Durante muchos años tuvo el corazón dividido entre Dios y las criaturas, compaginando las exigencias de la vida religiosa con otras más o menos mundanas. Hasta que un día Dios le cambió su corazón, viendo una imagen de un Cristo muy llagado. Desde entonces, Teresa no tiene otra ilusión ni otro norte de vida que hacerse “Teresa de Jesús” y proponer a quien quiera seguirla hacerse también “de Jesús”, entregarse del todo a Jesús. A esto dedicará todas sus energías, dentro del convento de san José y en los caminos de Castilla y Andalucía, que ella recorre para ir fundando uno tras otro muchos “palomarcicos”.
Para llevar a cabo el proyecto de reforma del Carmelo, Dios le metió por caminos de oración. Primero, le hizo sacar agua del pozo a fuerza de esfuerzo, pero más tarde anegándola en el mar transformante de su intimidad divina, hasta realizar con ella los desposorios más íntimos que podría haberse imaginado.
Fue en ese trato cada vez más íntimo con Dios donde ella gustó y saboreó la necesidad absoluta de estar a solas muchas veces con Dios, “tratando de amistad con quien sabemos que nos ama”. Esta intimidad que no sólo la buscaba y encontraba en los largos e intensos ratos de oración en la capilla, sino también “entre los pucheros” de la vida de cada día. Basta asomarse a cualquiera de sus fundaciones para advertir que ella mantenía un diálogo amoroso con su Jesús en todas las peripecias que iba encontrando y resolviendo.
La contemplación e imitación de la Santísima Humanidad de Cristo fue la falsilla sobre la que escribió su vida de entrega total. Esa amistad con Jesús le lleva hasta la más alta mística y le hará testigo de un modo de vivir nuevo, en el que no sólo hay relación, imitación y seguimiento sino compenetración de dos vidas. Sus famosos versos: “Para vos nací, ¿qué queréis hacer de mí?” son una buena muestra de ese vivir nuevo, de ese “vivir sin vivir en mí”.

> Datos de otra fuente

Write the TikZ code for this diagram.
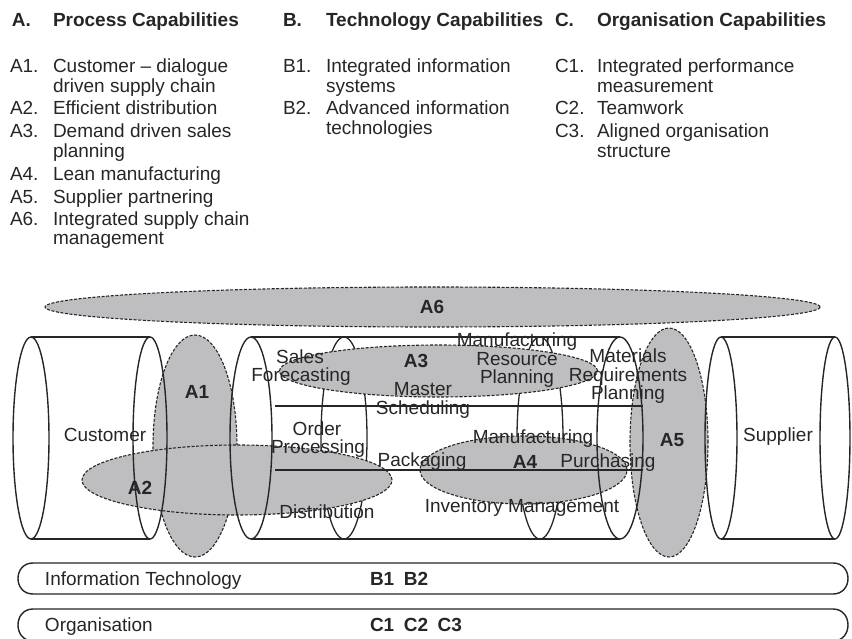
\documentclass[tikz,border=0pt]{standalone}
\usepackage{fontspec}
\setmainfont{Liberation Sans}
\usetikzlibrary{shapes.geometric}
\definecolor{capgray}{RGB}{190,190,193}
\definecolor{ink}{RGB}{38,38,38}
\begin{document}
\begin{tikzpicture}[x=1pt,y=-1pt,
  txt/.style={font=\fontsize{19}{19}\selectfont, text=ink, inner sep=0pt, outer sep=0pt},
  hd/.style={txt, font=\fontsize{19}{19}\selectfont\bfseries, anchor=base west},
  li/.style={txt, anchor=base west},
  lbl/.style={txt, anchor=base},
  blbl/.style={txt, anchor=base, font=\fontsize{19}{19}\selectfont\bfseries},
  capell/.style={ellipse, inner sep=0pt, outer sep=0pt, fill=capgray, draw=ink,
     line width=1.1pt, dash pattern=on 3pt off 1.6pt},
  tube/.style={draw=ink, line width=1.4pt},
  inner/.style={draw=ink, line width=1.3pt},
  bar/.style={draw=ink, line width=1.4pt}
]
\useasboundingbox (0,0) rectangle (852,639);

% ---------- headings ----------
\node[hd] (hA) at (12,27) {A.};
\node[hd] (hAt) at (53,27) {Process Capabilities};
\node[hd] (hB) at (283,27) {B.};
\node[hd] (hBt) at (326,27) {Technology Capabilities};
\node[hd] (hC) at (555,27) {C.};
\node[hd] (hCt) at (597,27) {Organisation Capabilities};

% ---------- list A ----------
\node[li] (a1n) at (10,72.7) {A1.};
\node[li] (a1t) at (53,72.7) {Customer – dialogue};
\node[li] (a1u) at (53,92.2) {driven supply chain};
\node[li] (a2n) at (10,114.7) {A2.};
\node[li] (a2t) at (53,114.7) {Efficient distribution};
\node[li] (a3n) at (10,137.7) {A3.};
\node[li] (a3t) at (53,137.7) {Demand driven sales};
\node[li] (a3u) at (53,157.2) {planning};
\node[li] (a4n) at (10,180.2) {A4.};
\node[li] (a4t) at (53,180.2) {Lean manufacturing};
\node[li] (a5n) at (10,203.2) {A5.};
\node[li] (a5t) at (53,203.2) {Supplier partnering};
\node[li] (a6n) at (10,225.7) {A6.};
\node[li] (a6t) at (53,225.7) {Integrated supply chain};
\node[li] (a6u) at (53,244.7) {management};

% ---------- list B ----------
\node[li] (b1n) at (283,72.7) {B1.};
\node[li] (b1t) at (326,72.7) {Integrated information};
\node[li] (b1u) at (326,92.2) {systems};
\node[li] (b2n) at (283,114.7) {B2.};
\node[li] (b2t) at (326,114.7) {Advanced information};
\node[li] (b2u) at (326,134.2) {technologies};

% ---------- list C ----------
\node[li] (c1n) at (555,72.7) {C1.};
\node[li] (c1t) at (597,72.7) {Integrated performance};
\node[li] (c1u) at (597,92.2) {measurement};
\node[li] (c2n) at (555,114.7) {C2.};
\node[li] (c2t) at (597,114.7) {Teamwork};
\node[li] (c3n) at (555,137.7) {C3.};
\node[li] (c3t) at (597,137.7) {Aligned organisation};
\node[li] (c3u) at (597,157.2) {structure};

% ---------- inner ellipses of the middle tube ----------
\draw[inner] (344,438) ellipse [x radius=23, y radius=101];
\draw[inner] (540,438) ellipse [x radius=23, y radius=101];

% ---------- capability ellipses ----------
\node[capell, minimum width=775, minimum height=40] (A6) at (432.5,307) {};
\node[capell, minimum width=84, minimum height=222] (A1) at (195,446) {};
\node[capell, minimum width=310, minimum height=70] (A2) at (237,480) {};
\node[capell, minimum width=318, minimum height=52] (A3) at (438.5,371) {};
\node[capell, minimum width=207, minimum height=68] (A4) at (523.5,470) {};
\node[capell, minimum width=78, minimum height=229] (A5) at (669,442.5) {};

% ---------- tubes ----------
% customer
\draw[tube] (31,438) ellipse [x radius=18, y radius=101];
\draw[tube] (150,438) ellipse [x radius=17, y radius=101];
\draw[tube] (31,337) -- (150,337) (31,539) -- (150,539);
% middle
\draw[tube] (251,438) ellipse [x radius=21, y radius=101];
\draw[tube] (620,438) ellipse [x radius=23, y radius=101];
\draw[tube] (251,337) -- (620,337) (251,539) -- (620,539);
\draw[tube] (275,406) -- (643,406) (275,470) -- (643,470);
% supplier
\draw[tube] (721,438) ellipse [x radius=16, y radius=101];
\draw[tube] (835,438) ellipse [x radius=15, y radius=101];
\draw[tube] (721,337) -- (835,337) (721,539) -- (835,539);

% ---------- bars ----------
\draw[bar] (33,563) -- (833,563) .. controls (853,563) and (853,594) .. (833,594)
   -- (33,594) .. controls (13,594) and (13,563) .. (33,563) -- cycle;
\draw[bar] (33,609) -- (833,609) .. controls (853,609) and (853,641) .. (833,641)
   -- (33,641) .. controls (13,641) and (13,609) .. (33,609) -- cycle;

% ---------- diagram labels ----------
\node[lbl] (cust) at (105,441.7) {Customer};
\node[lbl] (supp) at (778,441.7) {Supplier};
\node[lbl] (sales) at (300,363.7) {Sales};
\node[lbl] (fore) at (301,381.7) {Forecasting};
\node[lbl] (mast) at (423,395.7) {Master};
\node[lbl] (sched) at (423,414.7) {Scheduling};
\node[lbl] (mrp1) at (517,346.7) {Manufacturing};
\node[lbl] (mrp2) at (517,365.7) {Resource};
\node[lbl] (mrp3) at (517,383.7) {Planning};
\node[lbl] (mat1) at (628,362.7) {Materials};
\node[lbl] (mat2) at (628,381.7) {Requirements};
\node[lbl] (mat3) at (628,399.7) {Planning};
\node[lbl] (ord1) at (317,435.7) {Order};
\node[lbl] (ord2) at (318,453.7) {Processing};
\node[lbl] (manu) at (533,443.7) {Manufacturing};
\node[lbl] (pack) at (422,466.7) {Packaging};
\node[lbl] (purch) at (608,467.7) {Purchasing};
\node[lbl] (dist) at (327,518.7) {Distribution};
\node[lbl] (inv) at (522,512.7) {Inventory Management};

\node[blbl] (lA1) at (197,398.7) {A1};
\node[blbl] (lA2) at (140,494.7) {A2};
\node[blbl] (lA3) at (416,367.7) {A3};
\node[blbl] (lA4) at (525,468.7) {A4};
\node[blbl] (lA5) at (672,446.7) {A5};
\node[blbl] (lA6) at (432,313.7) {A6};

% ---------- bar labels ----------
\node[li] (it) at (45,585.7) {Information Technology};
\node[hd] (itb) at (370,585.7) {B1\hspace{0.5em}B2};
\node[li] (org) at (45,631.7) {Organisation};
\node[hd] (orgc) at (370,631.7) {C1\hspace{0.5em}C2\hspace{0.5em}C3};
\end{tikzpicture}
\end{document}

Muchos de nosotros hemos sido testigos del concilio Vaticano II y todos vivimos en el momento en que hay que llevar a la práctica sus enseñanzas. A nosotros, como a Teresa, Dios nos pide que nos comprometamos en las grandes e inaplazables reformas que necesita la Iglesia. Y, a través de la vida y escritos de Teresa, nos marca el itinerario que hemos de recorrer y los instrumentos que hemos de emplear si queremos alcanzar la meta que ella alcanzó.
El camino y los instrumentos teresianos son la oración contemplativa y la acción que de ella brota. Es decir, la santidad de vida. Ese fue el primer objetivo que se marcó el Vaticano II: la renovación interna de la Iglesia, mediante el seguimiento del camino evangélico. La experiencia de varios lustros nos confirma que si no nos metemos por caminos de oración contemplativa y acción consecuente, las reformas se quedan en mera utopía y en un sueño de primavera. Tengamos esta certeza: llevarán a cabo la reforma actual de la Iglesia los santos, no los estrategas de la pastoral. Es preciso contemplar e imitar a Jesucristo; querer lo que él quiere y no querer lo que él no quiere. Brevemente: vivir su misma vida.

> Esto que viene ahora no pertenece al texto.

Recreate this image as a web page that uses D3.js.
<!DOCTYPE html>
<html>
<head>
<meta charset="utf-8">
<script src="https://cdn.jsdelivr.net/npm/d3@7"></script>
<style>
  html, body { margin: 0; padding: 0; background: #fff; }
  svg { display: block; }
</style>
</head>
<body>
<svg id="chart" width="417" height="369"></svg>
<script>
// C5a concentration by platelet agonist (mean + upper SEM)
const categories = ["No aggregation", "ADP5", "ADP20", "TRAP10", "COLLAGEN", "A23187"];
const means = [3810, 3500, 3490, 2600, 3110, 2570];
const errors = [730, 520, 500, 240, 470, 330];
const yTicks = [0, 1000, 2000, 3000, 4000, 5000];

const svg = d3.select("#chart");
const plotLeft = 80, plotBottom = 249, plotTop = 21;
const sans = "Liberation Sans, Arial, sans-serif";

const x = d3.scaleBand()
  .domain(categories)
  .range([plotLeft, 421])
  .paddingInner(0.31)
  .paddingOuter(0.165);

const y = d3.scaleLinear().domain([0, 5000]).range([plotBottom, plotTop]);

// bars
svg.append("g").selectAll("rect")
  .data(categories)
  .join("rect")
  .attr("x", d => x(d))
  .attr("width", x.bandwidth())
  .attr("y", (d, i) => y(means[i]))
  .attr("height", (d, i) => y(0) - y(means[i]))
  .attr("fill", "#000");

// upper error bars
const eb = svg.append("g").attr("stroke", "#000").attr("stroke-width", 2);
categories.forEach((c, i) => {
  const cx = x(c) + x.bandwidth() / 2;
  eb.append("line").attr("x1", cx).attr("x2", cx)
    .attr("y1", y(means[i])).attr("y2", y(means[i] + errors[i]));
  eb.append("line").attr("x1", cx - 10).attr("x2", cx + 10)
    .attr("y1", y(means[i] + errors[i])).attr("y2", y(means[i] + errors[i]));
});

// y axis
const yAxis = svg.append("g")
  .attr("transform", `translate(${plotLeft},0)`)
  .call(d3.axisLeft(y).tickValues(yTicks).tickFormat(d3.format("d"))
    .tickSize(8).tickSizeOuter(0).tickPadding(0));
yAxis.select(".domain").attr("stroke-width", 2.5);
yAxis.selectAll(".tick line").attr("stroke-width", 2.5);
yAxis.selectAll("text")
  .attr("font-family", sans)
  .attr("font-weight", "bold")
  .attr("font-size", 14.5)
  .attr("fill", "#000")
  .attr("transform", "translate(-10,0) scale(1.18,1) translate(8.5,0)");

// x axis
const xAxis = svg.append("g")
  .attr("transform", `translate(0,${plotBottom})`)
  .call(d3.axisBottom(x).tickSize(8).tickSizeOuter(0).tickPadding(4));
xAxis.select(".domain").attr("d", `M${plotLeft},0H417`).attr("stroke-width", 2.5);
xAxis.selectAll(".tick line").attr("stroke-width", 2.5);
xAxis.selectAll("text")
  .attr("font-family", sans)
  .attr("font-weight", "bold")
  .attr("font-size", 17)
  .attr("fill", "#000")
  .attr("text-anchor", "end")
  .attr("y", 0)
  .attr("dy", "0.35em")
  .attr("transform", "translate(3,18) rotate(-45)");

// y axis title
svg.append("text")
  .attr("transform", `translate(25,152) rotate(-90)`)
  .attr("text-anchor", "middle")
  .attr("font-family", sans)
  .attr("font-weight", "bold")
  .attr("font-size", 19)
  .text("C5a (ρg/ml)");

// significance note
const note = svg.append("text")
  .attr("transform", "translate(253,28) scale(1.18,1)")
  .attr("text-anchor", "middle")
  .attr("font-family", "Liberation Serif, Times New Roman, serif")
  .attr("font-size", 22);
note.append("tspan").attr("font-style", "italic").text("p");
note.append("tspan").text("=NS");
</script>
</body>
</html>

Terminemos el V Centenario teresiano dando gracias a Dios por tantos beneficios que nos ha dispensado a lo largo de estos meses. Y pidiéndole que nos conceda a nosotros y a toda la Iglesia la gracia de entender que sin santidad de vida no habrá verdaderas reformas en la Iglesia y sin oración intensa tampoco habrá verdadera santidad.